If children were better educated about mental illness, they may recognise the signs in themselves, and go and chat to their parents, or teacher, or doctor, or anyone. I know that I didn’t speak to anyone until I was 14, four years after I first started feeling the effects of depression, primarily because I didn’t know what it was and I thought that I was crazy, so feared judgement.

But even those who do seek help are still getting turned away.

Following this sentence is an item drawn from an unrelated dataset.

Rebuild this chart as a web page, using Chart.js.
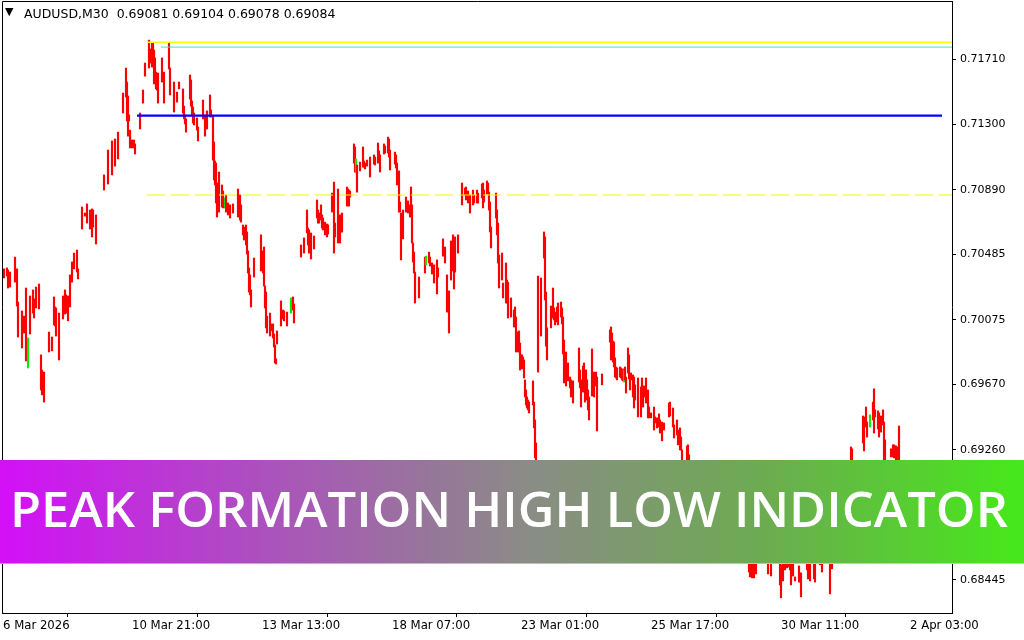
<!DOCTYPE html>
<html><head><meta charset="utf-8">
<script src="https://cdn.jsdelivr.net/npm/chart.js@4.4.1/dist/chart.umd.min.js"></script>
<style>
html,body{margin:0;padding:0;background:#fff;}
#wrap{position:relative;width:1024px;height:640px;overflow:hidden;background:#fff;}
#c{position:absolute;left:0;top:0;}
#tri{position:absolute;left:5px;top:6px;font:11px "DejaVu Sans",sans-serif;color:#000;line-height:12px;}
#hdr{position:absolute;left:24px;top:6px;font:12.5px "DejaVu Sans",sans-serif;color:#000;white-space:pre;line-height:15px;}
#banner{position:absolute;left:0;top:460px;width:1024px;height:104px;
  background:linear-gradient(90deg,#d30ff8 0%,#ad4fbf 25%,#8b8b87 51%,#6cac50 75%,#46e91a 100%);
  border-bottom:1px solid rgba(255,255,255,0.45);box-sizing:border-box;}
#btxt{position:absolute;left:10px;top:24px;font:600 49px "Open Sans",sans-serif;color:#fff;white-space:nowrap;line-height:49px;transform-origin:0 0;}
</style></head>
<body>
<div id="wrap">
<canvas id="c" width="1024" height="640"></canvas>
<div id="tri">▼</div>
<div id="hdr">AUDUSD,M30  0.69081 0.69104 0.69078 0.69084</div>
<div id="banner"><span id="btxt">PEAK FORMATION HIGH LOW INDICATOR</span></div>
</div>
<script>
// 30-minute bar index (0 = first bar shown)
const barIdx = [
1,4,5,7,12,14,15,19,21,23,
25,27,30,31,33,36,38,39,40,41,
46,49,51,52,53,56,60,62,63,65,
67,69,71,74,75,79,82,84,87,89,
90,93,101,105,109,112,115,120,123,124,
125,126,127,129,131,132,137,140,142,146,
147,148,149,150,151,152,153,154,155,159,
161,166,167,171,174,176,180,181,182,183,
187,188,189,190,191,194,195,200,202,204,
207,208,210,211,212,213,214,216,219,220,
222,223,225,227,230,235,237,238,240,241,
243,244,245,246,247,248,251,258,260,261,
262,263,264,267,268,270,271,272,273,274,
278,280,281,284,288,290,291,298,301,304,
305,306,307,308,311,314,315,316,318,319,
320,322,324,325,329,331,332,335,337,338,
339,344,345,346,347,351,352,353,354,357,
360,361,362,364,367,371,372,375,376,377,
381,382,385,386,387,392,393,394,396,397,
398,400,403,405,407,408,409,410,411,412,
416,422,423,426,427,429,431,434,435,440,
442,444,446,448,450,451,452,455,459,462,
463,465,467,470,471,474,475,479,480,481,
484,485,486,487,488,493,494,495,496,499,
500,503,504,505,508,511,512,513,515,516,
517,518,519,520,521,522,523,524,525,526,
530,531,532,533,535,538,541,542,543,544,
548,550,551,552,554,555,558,559,560,561,
563,565,567,568,570,576,577,578,580,581,
582,583,584,585,586,589,591,593,594,599,
607,608,609,610,611,612,613,614,617,618,
619,620,621,622,623,625,626,627,628,630,
631,632,635,638,639,640,641,643,645,646,
648,651,652,654,656,657,659,661,666,667,
670,671,674,675,677,678,679,684,685,686,
691,697,703,709,715,721,727,733,739,746,
747,749,751,753,757,765,768,773,777,778,
780,782,784,786,787,788,790,792,796,797,
798,804,805,807,811,812,817,819,823,827,
829,835,841,845,848,849,855,860,861,863,
864,867,870,871,872,875,876,878,880,881,
882,888,890,891,892,893,894,896,898
];
const barHigh = [
.70395,.70401,.70388,.70375,.70469,.70395,.70187,.70131,.70099,.70275,
.69962,.70225,.70263,.70207,.70281,.70300,.69856,.69761,.69748,.69748,
.69999,.69968,.70219,.70156,.70150,.70118,.70225,.70263,.70232,.70225,
.70357,.70438,.70494,.70513,.70395,.70783,.70745,.70802,.70764,.70771,
.70764,.70733,.70984,.71140,.71197,.71209,.71252,.71497,.71654,.71566,
.71478,.71360,.71265,.71203,.71203,.71178,.71372,.71516,.71685,.71829,
.71754,.71773,.71810,.71810,.71767,.71717,.71628,.71622,.71622,.71717,
.71628,.71810,.71654,.71566,.71503,.71566,.71523,.71415,.71360,.71335,
.71610,.71579,.71447,.71409,.71372,.71341,.71284,.71453,.71360,.71385,
.71485,.71391,.71353,.71190,.71071,.71058,.70933,.71002,.70921,.70883,
.70839,.70858,.70808,.70796,.70802,.70896,.70858,.70796,.70670,.70657,
.70670,.70626,.70507,.70401,.70357,.70263,.70463,.70608,.70507,.70532,
.70287,.70250,.70099,.70118,.70050,.70050,.69987,.69918,.69831,.70006,
.70194,.70137,.70131,.70124,.70213,.70219,.70175,.70545,.70589,.70764,
.70651,.70639,.70608,.70620,.70601,.70827,.70764,.70745,.70796,.70733,
.70714,.70688,.70676,.70670,.70870,.70939,.70682,.70896,.70733,.70733,
.70745,.70908,.70896,.70889,.70883,.71178,.71159,.71084,.71046,.71064,
.71159,.71071,.71058,.71077,.71096,.71109,.71096,.71184,.71134,.71109,
.71178,.71165,.71221,.71209,.71140,.71127,.71109,.71058,.71009,.70814,
.70745,.70764,.70845,.70821,.70796,.70908,.70796,.70557,.70500,.70375,
.70344,.70469,.70475,.70500,.70469,.70432,.70420,.70451,.70401,.70583,
.70532,.70357,.70257,.70570,.70608,.70432,.70595,.70608,.70933,.70902,
.70908,.70883,.70858,.70889,.70858,.70889,.70870,.70927,.70933,.70889,
.70946,.70933,.70876,.70814,.70657,.70870,.70764,.70682,.70482,.70494,
.70306,.70432,.70325,.70312,.70213,.70137,.70156,.70093,.69999,.70006,
.69930,.69856,.69856,.69843,.69824,.69699,.69636,.69592,.69573,.69560,
.69693,.69560,.69448,.69304,.70350,.70338,.70626,.70595,.70250,.70025,
.70162,.70275,.70150,.70124,.70156,.70181,.70187,.70150,.70093,.69949,
.69874,.69805,.69717,.69699,.69693,.69899,.69761,.69699,.69786,.69805,
.69761,.69761,.69699,.69636,.69592,.69893,.69748,.69748,.69717,.69736,
.70012,.70031,.69993,.69943,.69936,.69837,.69780,.69774,.69780,.69774,
.69761,.69768,.69761,.69780,.69717,.69899,.69856,.69742,.69742,.69730,
.69717,.69668,.69711,.69655,.69711,.69661,.69661,.69711,.69636,.69529,
.69492,.69529,.69467,.69461,.69486,.69448,.69435,.69429,.69554,.69560,
.69523,.69417,.69448,.69385,.69398,.69341,.69260,.69285,.69292,.69229,
.69166,.69072,.69022,.68947,.68916,.68853,.68790,.68728,.68665,.68602,
.68571,.68583,.68571,.68602,.68633,.68633,.68595,.68646,.68571,.68540,
.68552,.68595,.68620,.68633,.68602,.68571,.68571,.68464,.68533,.68489,
.68489,.68620,.68571,.68558,.68571,.68558,.68665,.68602,.68696,.68646,
.68665,.68821,.69009,.69166,.69279,.69267,.69184,.69473,.69467,.69529,
.69435,.69480,.69560,.69643,.69511,.69505,.69492,.69473,.69511,.69435,
.69323,.69267,.69292,.69292,.69285,.69285,.69279,.69410,.69104
];
const barLow = [
.70338,.70350,.70275,.70281,.70312,.70162,.69968,.69899,.69993,.69818,
.69774,.69987,.70118,.70087,.70150,.70144,.69636,.69605,.69617,.69560,
.69874,.69881,.70044,.70037,.69974,.69824,.70081,.70112,.70118,.70069,
.70156,.70312,.70395,.70375,.70332,.70645,.70726,.70682,.70645,.70595,
.70657,.70551,.70889,.70927,.70984,.71039,.71084,.71372,.71472,.71322,
.71227,.71322,.71153,.71153,.71153,.71115,.71272,.71434,.71603,.71654,
.71704,.71685,.71660,.71704,.71554,.71597,.71523,.71516,.71434,.71566,
.71434,.71648,.71485,.71378,.71440,.71523,.71372,.71335,.71303,.71252,
.71460,.71415,.71360,.71309,.71297,.71265,.71197,.71335,.71227,.71272,
.71347,.71347,.71077,.70952,.70921,.70808,.70720,.70751,.70783,.70777,
.70777,.70751,.70733,.70714,.70745,.70720,.70701,.70688,.70608,.70576,
.70545,.70488,.70369,.70250,.70232,.70156,.70344,.70382,.70369,.70287,
.70150,.70025,.69993,.69974,.70006,.69962,.69905,.69805,.69799,.69924,
.70037,.70081,.70069,.70037,.70118,.70137,.70056,.70469,.70494,.70620,
.70545,.70494,.70500,.70457,.70520,.70714,.70682,.70682,.70701,.70651,
.70639,.70608,.70595,.70614,.70751,.70494,.70595,.70557,.70557,.70626,
.70626,.70789,.70789,.70789,.70845,.71058,.71002,.70996,.70876,.71009,
.71033,.71033,.71021,.71039,.70971,.71052,.71046,.71058,.71096,.71002,
.71115,.71121,.71121,.71096,.71015,.71052,.71027,.70921,.70751,.70751,
.70451,.70583,.70751,.70745,.70720,.70720,.70557,.70438,.70369,.70181,
.70213,.70369,.70420,.70432,.70413,.70363,.70306,.70238,.70344,.70475,
.70432,.70124,.69993,.70325,.70382,.70269,.70375,.70494,.70796,.70858,
.70827,.70808,.70745,.70796,.70808,.70808,.70808,.70839,.70777,.70814,
.70864,.70870,.70764,.70626,.70526,.70714,.70608,.70432,.70275,.70325,
.70213,.70181,.70181,.70087,.70093,.70031,.70031,.69874,.69874,.69874,
.69761,.69805,.69768,.69774,.69711,.69592,.69542,.69523,.69511,.69492,
.69542,.69398,.69210,.69135,.69748,.69974,.70463,.70200,.69911,.69824,
.70025,.70087,.70075,.70044,.70062,.70044,.70093,.70050,.69862,.69680,
.69661,.69693,.69649,.69592,.69554,.69686,.69649,.69529,.69623,.69699,
.69560,.69655,.69573,.69511,.69448,.69598,.69592,.69661,.69379,.69668,
.69936,.69824,.69874,.69811,.69780,.69717,.69711,.69699,.69717,.69711,
.69699,.69693,.69686,.69699,.69617,.69742,.69705,.69636,.69699,.69592,
.69523,.69573,.69467,.69467,.69617,.69529,.69592,.69554,.69461,.69461,
.69461,.69385,.69429,.69398,.69404,.69366,.69317,.69385,.69467,.69473,
.69404,.69335,.69354,.69292,.69260,.69260,.69184,.69135,.69147,.69104,
.69009,.68947,.68871,.68821,.68759,.68696,.68646,.68602,.68558,.68495,
.68464,.68458,.68458,.68483,.68558,.68483,.68470,.68558,.68414,.68333,
.68439,.68508,.68521,.68527,.68508,.68414,.68470,.68439,.68432,.68432,
.68339,.68508,.68452,.68439,.68452,.68432,.68540,.68495,.68571,.68358,
.68515,.68665,.68821,.68978,.69135,.69122,.69041,.69304,.69254,.69404,
.69341,.69404,.69448,.69366,.69467,.69392,.69341,.69372,.69417,.69197,
.69184,.69216,.69216,.69210,.69216,.69197,.69184,.69135,.69078
];
// bars painted green
const greenBars = [25,222,288,353,423,621,867];

// price axis labels
const priceTicks = [0.71710,0.71300,0.70890,0.70485,0.70075,0.69670,0.69260,0.68850,0.68445];
// time axis labels and their bar index
const timeTickIdx = [0,129,259,389,518,648,778,907];
const timeTickLabels = ['6 Mar 2026','10 Mar 21:00','13 Mar 13:00','18 Mar 07:00','23 Mar 01:00','25 Mar 17:00','30 Mar 11:00','2 Apr 03:00'];

// indicator levels: price, start bar, end bar
const levelPrice = [0.71815, 0.71785, 0.71355, 0.70858];
const levelStart = [144, 158, 134, 144];
const levelEnd   = [949, 949, 939, 949];

if (barIdx.length !== barHigh.length || barIdx.length !== barLow.length) {
  console.error('length mismatch', barIdx.length, barHigh.length, barLow.length);
}

const levelStyle = [
  {color:'#ffff00', width:1.5, dash:[]},
  {color:'#40e0d0', width:1, dash:[]},
  {color:'#0000ff', width:2.2, dash:[]},
  {color:'#f4f400', width:1, dash:[18,6]}
];

const candleData = barIdx.map((t,i)=>({x:t, y:[barLow[i], barHigh[i]]}));
const candleColors = barIdx.map(t => greenBars.includes(t) ? '#00ee00' : '#ff0000');

const levelSets = levelPrice.map((p,i)=>({
  type:'line',
  data:[{x:levelStart[i], y:p},{x:levelEnd[i], y:p}],
  borderColor:levelStyle[i].color,
  borderWidth:levelStyle[i].width,
  borderDash:levelStyle[i].dash,
  pointRadius:0, fill:false, tension:0, order:0
}));

const framePlugin = {
  id:'frame',
  afterDraw(chart){
    const {ctx, chartArea:a} = chart;
    ctx.save();
    ctx.strokeStyle = '#000';
    ctx.lineWidth = 1;
    ctx.beginPath();
    ctx.moveTo(a.left+0.5, a.bottom);
    ctx.lineTo(a.left+0.5, a.top+0.5);
    ctx.lineTo(a.right, a.top+0.5);
    ctx.stroke();
    ctx.restore();
  }
};

// y range from the picture's pixel scale
const yMax = 0.72074, yMin = 0.68238;

new Chart(document.getElementById('c'), {
  type:'bar',
  data:{ datasets:[
    ...levelSets,
    { type:'bar', data:candleData, backgroundColor:candleColors, borderWidth:0,
      barThickness:1.5, grouped:false, order:1 }
  ]},
  options:{
    responsive:false, animation:false, devicePixelRatio:1,
    layout:{padding:{left:2, top:1, right:0, bottom:0}},
    plugins:{legend:{display:false}, tooltip:{enabled:false}, title:{display:false}},
    scales:{
      x:{ type:'linear', min:-1, max:949, offset:false,
        afterBuildTicks:(s)=>{ s.ticks = timeTickIdx.map(v=>({value:v})); },
        afterFit:(s)=>{ s.height = 27; s.paddingLeft = 0; s.paddingRight = 0; },
        ticks:{ autoSkip:false, maxRotation:0, minRotation:0, align:'start', padding:1, color:'#000',
          font:{family:'"DejaVu Sans Condensed","Liberation Sans Narrow",sans-serif', size:13},
          callback:(v)=>{ const k = timeTickIdx.indexOf(v); return k>=0 ? timeTickLabels[k] : ''; } },
        grid:{ drawOnChartArea:false, drawTicks:true, tickLength:4, color:'#000' },
        border:{ display:true, color:'#000', width:1 }
      },
      y:{ position:'right', min:yMin, max:yMax,
        afterBuildTicks:(s)=>{ s.ticks = priceTicks.map(v=>({value:v})); },
        afterFit:(s)=>{ s.width = 72; s.paddingTop = 0; s.paddingBottom = 0; },
        ticks:{ autoSkip:false, padding:4, color:'#000',
          font:{family:'"DejaVu Sans",sans-serif', size:11},
          callback:(v)=> Number(v).toFixed(5) },
        grid:{ drawOnChartArea:false, drawTicks:true, tickLength:4, color:'#000' },
        border:{ display:true, color:'#000', width:1 }
      }
    }
  },
  plugins:[framePlugin]
});

function fitBanner(){
  const el = document.getElementById('btxt');
  el.style.transform = 'none';
  const w = el.offsetWidth;
  if (w > 0) el.style.transform = 'scaleX(' + (998 / w) + ')';
}
fitBanner();
if (document.fonts && document.fonts.ready) document.fonts.ready.then(fitBanner);
</script>
</body></html>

I asked some people to tell me about their experiences of CAMHS (Child and Adolescent Mental Health Services, the adolescent NHS mental health system in the UK). One person said that they were on a waiting list for a year, and despite being suicidal they were dismissed after only three sessions. A mother of a child who sought treatment with CAMHS commented that initially she thought it would be helpful, but said that as soon as the child went, CAMHS  “did no good whatsoever”. Her child was sent to six sessions, but the counsellor “was not on the ball, and it seemed she didn’t know what she was doing”. The mother said that the daughter was dismissed after six weeks and it was another four years until her daughter found adequate help (paying “extortionate” amounts of money for private treatment).

With child/adolescent suicide rates drastically rising, why is there still not enough time and effort put into giving them the appropriate care? Is it because they are ‘going through a phase’, as one of my friends with depression was told, or are they ‘attention seeking’ as someone’s family said? Or, are they seriously trying to reach out about a crippling mental health issue and just getting turned away?